Wenn ja, könne so eine Java Klasse, die eine Tabelle repräsentiert auch Objekte besitzen, welche in der Datenbank nicht existent sind sowie dürfen in jener Klasse auch Businesslogik für dieses Model reingeschrieben werden?

Im Moment habe ich es so, dass ich für jede Tabelle eine Java Klasse (nur mit getter/setter und constructor) und ein mapping file sowie eine dao Klasse habe. Mein Problem ist dass ich aber zu diesen Java Klassen auch "Businesslogik" brauche bzw Objekte, welche nicht in der DB existent sind bzw. weiß ich auch nicht ob ich diese Klassen "überall" benutzen darf (sauberes Design).


----------



## byte (23. Jan 2008)

y0dA hat gesagt.:
			
		

> Also ich habe bei mir für fast jede Tabelle ein Java Klassen äquivalent, nun meine Frage, "darf" ich jene Klassen nur in DAOS und Models benutzen oder auch bspw. in einem Controller --> bei Model-View-Controller Prinzip?


MVC sagt nichts über Persistenz aus. Für gewöhnlich gehört Persistenz zur Modellschicht. Natürlich kannst Du an die DB gebundene Klassen auch im Controller verwenden. Das ist ja auch der Sinn der Sache, dass man die Daten dann irgendwie anzeigt.



> Wenn ja, könne so eine Java Klasse, die eine Tabelle repräsentiert auch Objekte besitzen, welche in der Datenbank nicht existent sind sowie dürfen in jener Klasse auch Businesslogik für dieses Model reingeschrieben werden?

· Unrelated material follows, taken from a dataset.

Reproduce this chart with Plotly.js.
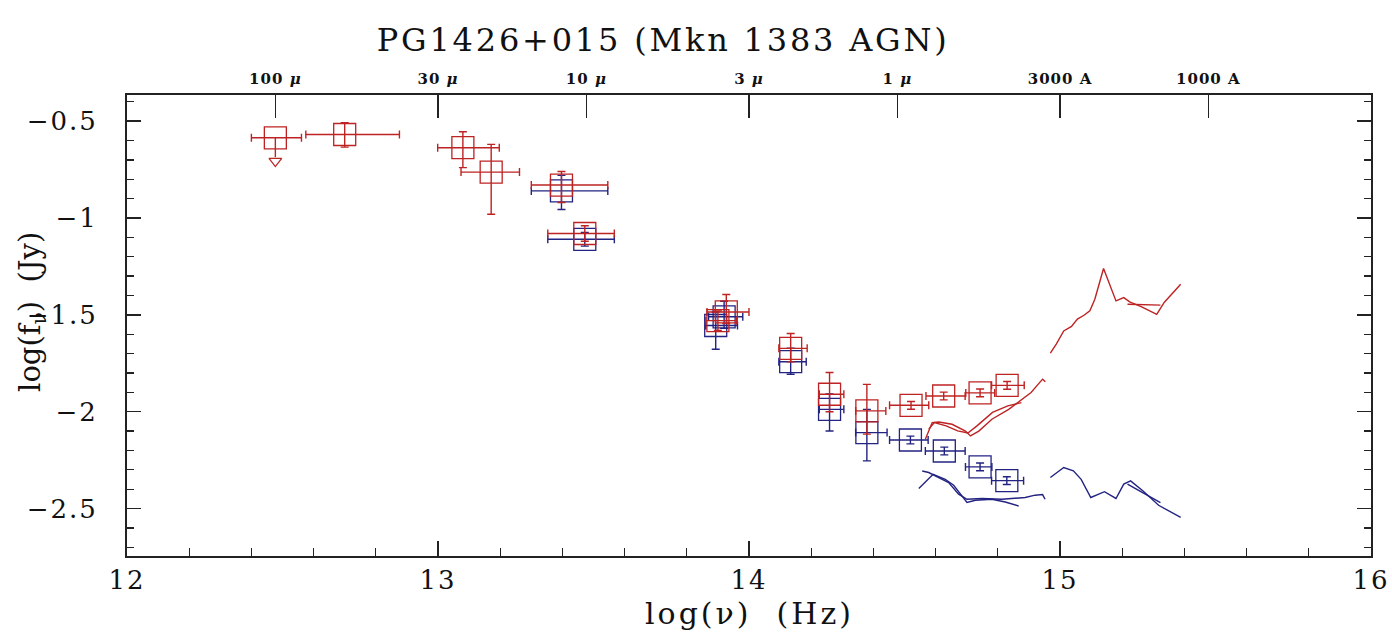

Klar. Einfach mit @Transient markieren, so dass Hibernate sie beim Mapping ignoriert.



> Im Moment habe ich es so, dass ich für jede Tabelle eine Java Klasse (nur mit getter/setter und constructor) und ein mapping file sowie eine dao Klasse habe. Mein Problem ist dass ich aber zu diesen Java Klassen auch "Businesslogik" brauche bzw Objekte, welche nicht in der DB existent sind bzw. weiß ich auch nicht ob ich diese Klassen "überall" benutzen darf (sauberes Design).


Es gibt da sicher viele Ansätze. Prinzipiell spricht nichts dagegen, die Business Logik in die Datenobjekte zu schreiben, das ist ja der objektorientierte Weg. Du kannst natürlich die Beans auch sauber von dem Code halten und diese per Komposition in Deine Business Objekte integrieren. Wenn Du Delegates für die Getter und Setter schreibst, macht das prinzipiell keinen Unterschied in der Verwendbarkeit der Objekte.


----------



## y0dA (23. Jan 2008)

Würdest du auch in der Businesslogik die Persistierung durchführen? Sprich session.save etc, oder das in entsprechenden DAO Klassen oder Persistenzklassen durchführen?

btw ich benutze hbm Files und keine Annotations

mfg


----------



## byte (23. Jan 2008)

Auf jeden Fall DAOs!


----------



## y0dA (23. Jan 2008)

Super danke.


----------